I'm trying to build a regular expression to split a very long text string into components. Here's an example:
12345 2018-01-03 15:24:12 6789 STARTlorem ipsum dolor sit amet**STARTconsectetur adipiscing elit**
So far, I have something like this:
import re
example = r"12345 2018-01-03 6789 STARTlorem ipsum dolor sit amet**STARTconsectetur adipiscing elit**"
str_regex = "(?P<id1>\d+) (?P<adate>\d{4}-\d{2}-\d{2}) (?P<id2>\d+) " + \
"(?P<firstpart>START.*\*{2})"
m = re.search(str_regex, example)
m.group('id1')
## '12345'
# This is OK
m.group('adate')
## '2018-01-03'
# This is OK
m.group('id2')
## '6789'
# This is OK
m.group('firstpart')
## 'STARTlorem ipsum dolor sit amet**STARTconsectetur adipiscing elit**'
# This is where I'm lost: I'd like to match the text until the first occurrence of '**'
When I try to add a second part to the regular expression, it stops working:
str_regex = "(?P<id1>\d+) (?P<adate>\d{4}-\d{2}-\d{2}) (?P<id2>\d+) " + \
"(?P<firstpart>START.*\*{2})" + \
"(?P<secondpart>START.*\*{2}"
m = re.search(str_regex, example) # This doesn't match anything anymore!
What I'd like to get is a regex that splits the example string as follows:
str_regex = "..." # What to put here to split the string?

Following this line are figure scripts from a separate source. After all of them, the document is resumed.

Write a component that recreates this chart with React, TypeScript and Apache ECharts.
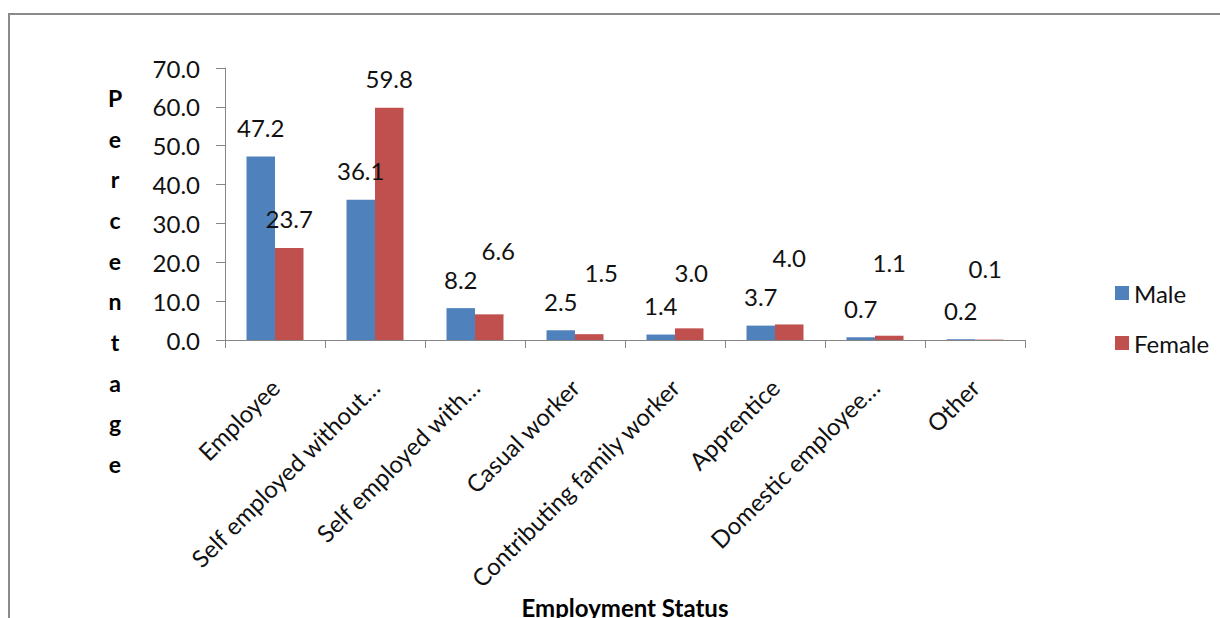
import { useEffect, useRef } from 'react';
import * as echarts from 'echarts';

// Employment status by sex (percent of employed persons)
const categories = [
  'Employee',
  'Self employed without…',
  'Self employed with…',
  'Casual worker',
  'Contributing family worker',
  'Apprentice',
  'Domestic employee…',
  'Other',
];
const maleValues = [47.2, 36.1, 8.2, 2.5, 1.4, 3.7, 0.7, 0.2];
const femaleValues = [23.7, 59.8, 6.6, 1.5, 3.0, 4.0, 1.1, 0.1];
const seriesNames = ['Male', 'Female'];
const yAxisTitle = 'Percentage';
const xAxisTitle = 'Employment Status';
const yMax = 70;
const yStep = 10;

const FONT = 'Lato, "Liberation Sans", Arial, sans-serif';
const BLUE = '#4F81BD';
const RED = '#C0504D';
const AXIS_GREY = '#868686';
const FRAME_GREY = '#8a8a8a';
const TEXT = '#111111';

// Female value labels that are lifted / shifted so they stay clear of the Male labels
const femaleLabelNudges: Record<number, [number, number]> = {
  2: [9, -35],
  3: [12, -33],
  4: [2, -27],
  5: [0, -38],
  6: [0, -44],
  7: [-4, -42],
};

export default function App() {
  const ref = useRef<HTMLDivElement>(null);

  useEffect(() => {
    if (!ref.current) return;
    const chart = echarts.init(ref.current, null, { renderer: 'svg' });

    const valueLabel = {
      show: true,
      position: 'top',
      distance: 17,
      fontFamily: FONT,
      fontSize: 24,
      color: TEXT,
      formatter: (p: any) => Number(p.value).toFixed(1),
    };

    chart.setOption({
      animation: false,
      backgroundColor: '#ffffff',
      grid: {
        left: 225,
        top: 68,
        width: 800,
        height: 272,
        containLabel: false,
        outerBoundsMode: 'none',
      },
      legend: {
        orient: 'vertical',
        left: 1110,
        top: 276,
        itemWidth: 14,
        itemHeight: 14,
        itemGap: 26,
        icon: 'rect',
        data: seriesNames,
        textStyle: { fontFamily: FONT, fontSize: 24, color: TEXT },
      },
      graphic: [
        {
          type: 'rect',
          silent: true,
          z: -10,
          shape: { x: 9, y: 14, width: 1400, height: 900 },
          style: { fill: 'none', stroke: FRAME_GREY, lineWidth: 2 },
        },
        {
          type: 'text',
          silent: true,
          x: 115,
          y: 281,
          style: {
            text: yAxisTitle.split('').join('\n'),
            font: `bold 23px ${FONT}`,
            fill: '#000',
            align: 'center',
            verticalAlign: 'middle',
            textAlign: 'center',
            textVerticalAlign: 'middle',
            lineHeight: 40.7,
          },
        },
      ],
      xAxis: {
        type: 'category',
        data: categories,
        name: xAxisTitle,
        nameLocation: 'middle',
        nameGap: 244,
        nameTextStyle: {
          fontFamily: FONT,
          fontSize: 24,
          fontWeight: 'bold',
          color: '#000',
          lineHeight: 26,
        },
        axisLine: { show: true, lineStyle: { color: AXIS_GREY, width: 1 } },
        axisTick: { show: true, length: 8, lineStyle: { color: AXIS_GREY } },
        axisLabel: {
          interval: 0,
          rotate: 45,
          margin: 43,
          fontFamily: FONT,
          fontSize: 24,
          color: TEXT,
        },
        splitLine: { show: false },
      },
      yAxis: {
        type: 'value',
        min: 0,
        max: yMax,
        interval: yStep,
        axisLine: { show: true, lineStyle: { color: AXIS_GREY, width: 1 } },
        axisTick: { show: true, length: 9, lineStyle: { color: AXIS_GREY } },
        axisLabel: {
          margin: 25,
          fontFamily: FONT,
          fontSize: 24,
          color: TEXT,
          formatter: (v: number) => v.toFixed(1),
        },
        splitLine: { show: false },
      },
      series: [
        {
          name: seriesNames[0],
          type: 'bar',
          data: maleValues,
          barGap: '0%',
          barCategoryGap: '43%',
          itemStyle: { color: BLUE },
          label: valueLabel,
        },
        {
          name: seriesNames[1],
          type: 'bar',
          data: femaleValues.map((v, i) =>
            femaleLabelNudges[i] ? { value: v, label: { offset: femaleLabelNudges[i] } } : v
          ),
          barGap: '0%',
          barCategoryGap: '43%',
          itemStyle: { color: RED },
          label: valueLabel,
        },
      ],
    });

    return () => chart.dispose();
  }, []);

  return (
    <div
      ref={ref}
      style={{ position: 'absolute', left: 0, top: 0, width: 1220, height: 618 }}
    />
  );
}
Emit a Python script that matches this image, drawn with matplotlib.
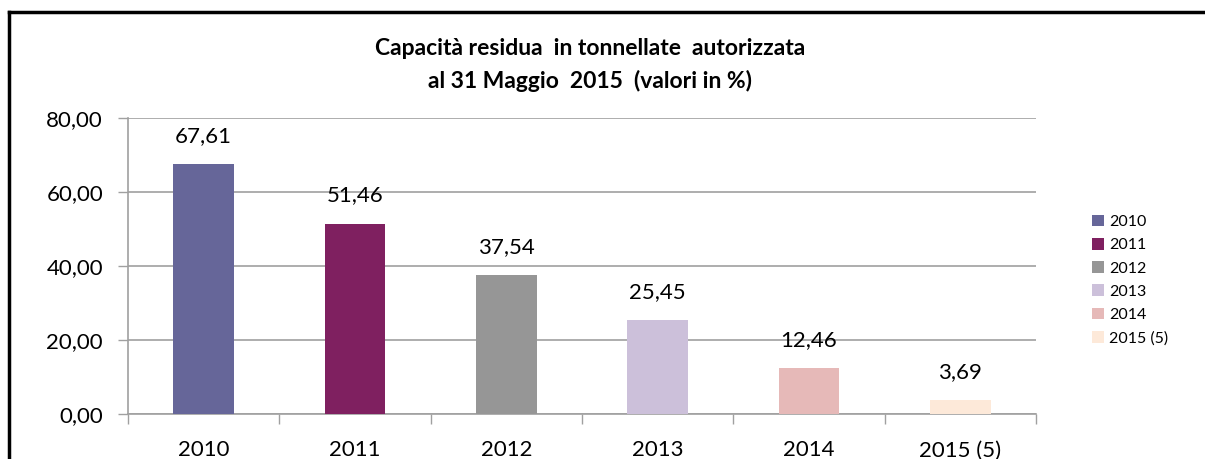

m = re.search(str_regex, example)
m.group('id1')
## '12345'
m.group('adate')
## '2018-01-03'
m.group('id2')
## '6789'
m.group('firstpart')
## 'STARTlorem ipsum dolor sit amet**'
m.group('secondpart')
## 'STARTconsectetur adipiscing elit**'
Notes:
- It is guaranteed that there will be no other occurrences of double star (
*
) anywhere inside the strings. - There will be always a header (containing
id1
,date
andid2
) and two contents parts (firstpart
andsecondpart
). Anything else can (and will) be ignored
Can you point me in the right direction?